What has the recent attention done to your brand?

I definitely will say that Chance wearing [the overalls] has brought me international clientele for sure. People in London [and] Japan have ordered off the site. People want what he has and not only that, but the way the overalls are built, the aesthetic of them are is different than other overalls so I think people like that. Not only is Chance wearing them but they are different. It looks like more of a fashion statement.

Is it important to you that your brand stays local?

Fashion in Chicago is not that huge so when you can spotlight people like that, it definitely brings light to your brand and also to fashion in general. It’s definitely important to keep it local. This is where I’m from, this is where I want to build and to make people pay attention to fashion going on here.
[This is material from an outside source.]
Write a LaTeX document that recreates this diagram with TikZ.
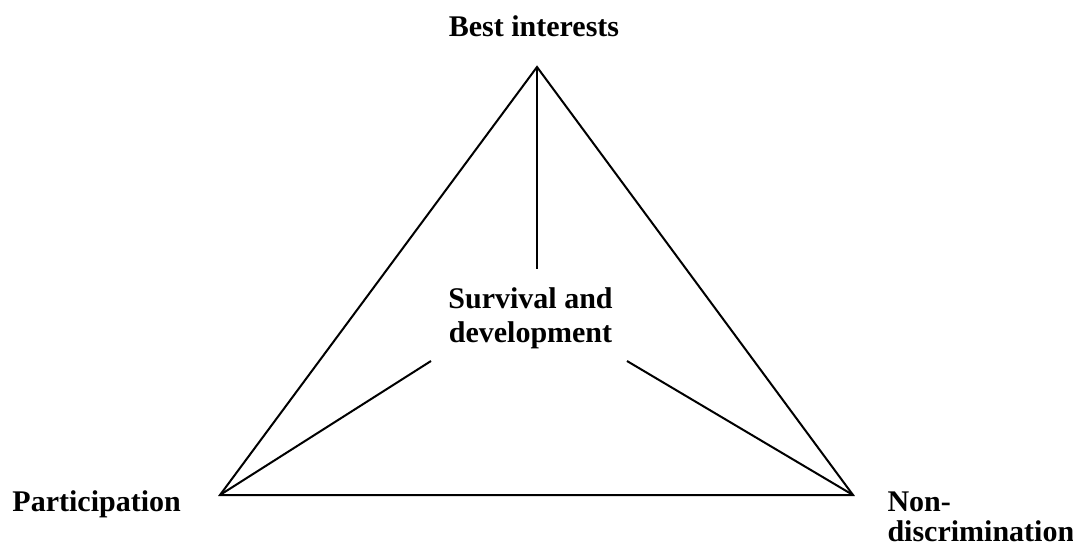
\documentclass[tikz,border=0pt]{standalone}
\usepackage{fontspec}
\setmainfont{Liberation Serif}
\begin{document}
\begin{tikzpicture}[x=0.4pt,y=-0.4pt]
\tikzstyle{principle}=[inner sep=0pt,font=\fontsize{12}{13.6}\selectfont\bfseries]
\tikzstyle{edge}=[line width=0.8pt,line join=miter]

\useasboundingbox (0,0) rectangle (1073,546);

% corners of the triangle
\coordinate (top) at (537,67);
\coordinate (left) at (220,495);
\coordinate (right) at (853,495);

% loose ends of the spokes
\coordinate (topEnd) at (537,269);
\coordinate (leftEnd) at (431,361);
\coordinate (rightEnd) at (627,361);

\node [principle,anchor=base] at (534,37) (best) {Best interests};
\node [principle,anchor=base] at (530.5,308) (survival) {Survival and};
\node [principle,anchor=base] at (530.5,342) (development) {development};
\node [principle,anchor=base west] at (12,511) (participation) {Participation};
\node [principle,anchor=base west] at (887,511) (non) {Non-};
\node [principle,anchor=base west] at (887,541) (discrimination) {discrimination};

\draw [edge] (top) -- (left) -- (right) -- cycle;
\draw [edge] (top) -- (topEnd);
\draw [edge] (left) -- (leftEnd);
\draw [edge] (right) -- (rightEnd);
\end{tikzpicture}
\end{document}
That’s why it’s important.

Why does your brand focus on androgynous clothing?

I’m designing stuff that I would wear. I’m just reflecting my personality; I’m a tomboy. Because the overalls and denim have just become a necessity for people and people have been wanting them, that’s all I’ve been making lately. It’s become a unisex thing because guys and girls can wear the overalls. That’s how the brand has gone,  and I’m happy about that because I don’t really want to put a label on my brand as far as women’s or men’s.

What does the future of your brand look like?

These years are now just developing, getting ready to mass produce and getting ready to take the next step. It’ll take a day at a time to get there. I know I want different stores to carry my brand. I want to eventually open up my own store and just keep building.

Honestly, I’m really all about the art; I like making pieces. I want to keep making clothes… Even if I do mass produce, I will always still be sewing myself. It’s really about getting the art out there anyway I can.